Forum: Vue


Subject: Ok, I bit

Paloth opened this issue on Nov 13, 2008 ยท 12 posts


thundering1 posted Thu, 13 November 2008 at 6:57 PM

Found out the difference between cards - nVidia's Quadro line, and ATI's FireGL line, that is.

Here's the deal - consumer cards (and I'm using a GeForce 8800 in one computer, and a 7900 in another) draw the entire screen all at once. When anything changes on the screen, the WHOLE THING is redrawn. This is why they work so well with games, and not AS well with CAD type applications, or generally stuff like Photoshop and the like.

Quadro and FireGL cards "segment" the screen. Each "element" is its own thing the either needs or doesn't need to be redrawn. Picture the 4-panel display of most 3D apps. Each panel is its own screen, as is the tool bar, the menu bar, the CURSOR, object menu section, the timeline at the bottom, etc. Every CHUNK is its own layer. When you move the cursor around and do nothing, it's only redrawing the sursor itself as its own layer. When you move something on 1 panel, it's only redrawing the panel.
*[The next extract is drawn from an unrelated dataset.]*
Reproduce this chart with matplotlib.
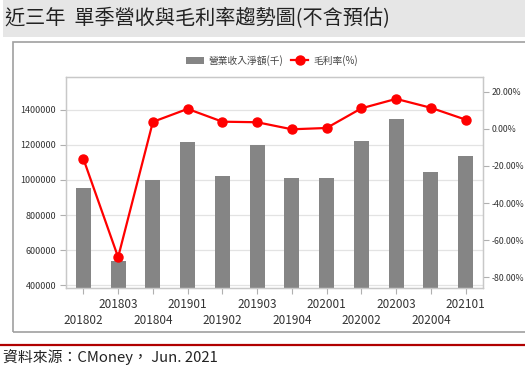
import matplotlib
matplotlib.use("Agg")
import matplotlib.pyplot as plt
from matplotlib.patches import Rectangle
from matplotlib.lines import Line2D

plt.rcParams['font.family'] = ['Noto Sans CJK TC', 'DejaVu Sans']

quarters = ['201802', '201803', '201804', '201901', '201902', '201903',
            '201904', '202001', '202002', '202003', '202004', '202101']
revenue = [955000, 538000, 1002000, 1216000, 1021000, 1197000,
           1008000, 1008000, 1222000, 1347000, 1044000, 1136000]
margin = [-16.1, -69.2, 3.8, 10.8, 3.9, 3.6, -0.2, 0.5, 11.1, 16.2, 11.4, 5.0]

left_ticks = [400000, 600000, 800000, 1000000, 1200000, 1400000]
right_ticks = [-80, -60, -40, -20, 0, 20]

W, H = 525, 385
fig = plt.figure(figsize=(W / 100, H / 100), dpi=100)

# title band
fig.patches.append(Rectangle((3 / W, 1 - 37 / H), 522 / W, 37 / H,
                             transform=fig.transFigure, facecolor='#e6e6e6',
                             edgecolor='none', zorder=0))
fig.text(5 / W, 1 - 19 / H, '近三年  單季營收與毛利率趨勢圖(不含預估)',
         fontsize=14.5, va='center', ha='left', color='#222222')

# chart frame
fig.patches.append(Rectangle((12.5 / W, 1 - 332 / H), 520 / W, 290 / H,
                             transform=fig.transFigure, facecolor='none',
                             edgecolor='#a0a0a0', linewidth=1.2, zorder=0))

# red separator + source
fig.add_artist(Line2D([0, 1], [1 - 344.5 / H] * 2, transform=fig.transFigure,
                      color='#b00000', linewidth=1.6))
fig.text(3 / W, 1 - 357 / H, '資料來源：CMoney， Jun. 2021', fontsize=10.7,
         va='center', ha='left', color='#222222')

ax = fig.add_axes([66 / W, 1 - 288 / H, 417 / W, 211 / H])
x = list(range(len(quarters)))
ax.bar(x, revenue, width=0.43, color='#858585', zorder=2)
ax.set_xlim(-0.5, len(quarters) - 0.5)
ax.set_ylim(385000, 1585000)
ax.set_yticks(left_ticks)
ax.set_yticklabels([str(v) for v in left_ticks])
ax.grid(axis='y', color='#e3e3e3', linewidth=0.9, zorder=0)
ax.set_axisbelow(True)
for s in ax.spines.values():
    s.set_color('#c8c8c8')
    s.set_linewidth(0.9)

ax.set_xticks(x)
ax.set_xticklabels(quarters, fontsize=8.5, color='#333333')
ax.tick_params(axis='x', length=4, color='#b0b0b0', pad=3)
# stagger labels: even positions drop to a second row
for i, t in enumerate(ax.xaxis.get_major_ticks()):
    if i % 2 == 0:
        t.set_pad(15)
ax.tick_params(axis='y', labelsize=6.5, length=4, color='#b0b0b0',
               labelcolor='#333333', pad=3)

ax2 = ax.twinx()
ax2.plot(x, margin, color='#ff0000', linewidth=1.6, marker='o',
         markersize=6.5, zorder=3)
ax2.set_ylim(-85.8, 28)
ax2.set_yticks(right_ticks)
ax2.set_yticklabels(['%.2f%%' % v for v in right_ticks])
ax2.tick_params(axis='y', labelsize=6.3, length=4, color='#b0b0b0',
                labelcolor='#333333', pad=2.5)
for s in ax2.spines.values():
    s.set_color('#c8c8c8')
    s.set_linewidth(0.9)

handles = [Rectangle((0, 0), 1, 1, facecolor='#858585'),
           Line2D([], [], color='#ff0000', linewidth=1.6, marker='o',
                  markersize=6.5)]
fig.legend(handles, ['營業收入淨額(千)', '毛利率(%)'], loc='center',
           bbox_to_anchor=(272 / W, 1 - 60.5 / H), ncol=2, frameon=False,
           fontsize=7, handlelength=1.8, handletextpad=0.5,
           columnspacing=0.8, labelcolor='#444444')

fig.savefig('out.png', dpi=100)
Mudbox can edit meshes in "layers" you don't actually see - it's designating THIS MESH a layer to the Pro card, which is why it can keep track of it so well.

It almost never has to redraw the menu bar, the object list section, the materials section, the tool bar, etc. JUST the panel being used/changed is ALL it has to think about which is why it goes faster for CAD/3D software - basically most software used by those of us on Rendo.

These cards to NOT handle games well - why? Well, it has to redraw a HUGE screen as your Mana/Power/Health bars go up and down, while your radar screen is movigng around to show you enemies within sight, etc. Too much info all at once - get it?

So, basically, if you NEVER run games on your computer, and only plan on making your 3D images, and video and photo/image editing, I'd invest in a QuadroFX or FireGL card.

If you play games - especially newer VERY graphics intensive games - get consumer cards.

Mudbox will be limited to something like 3 layers is my drawback...

Hope this makes sense-
-Lew ;-)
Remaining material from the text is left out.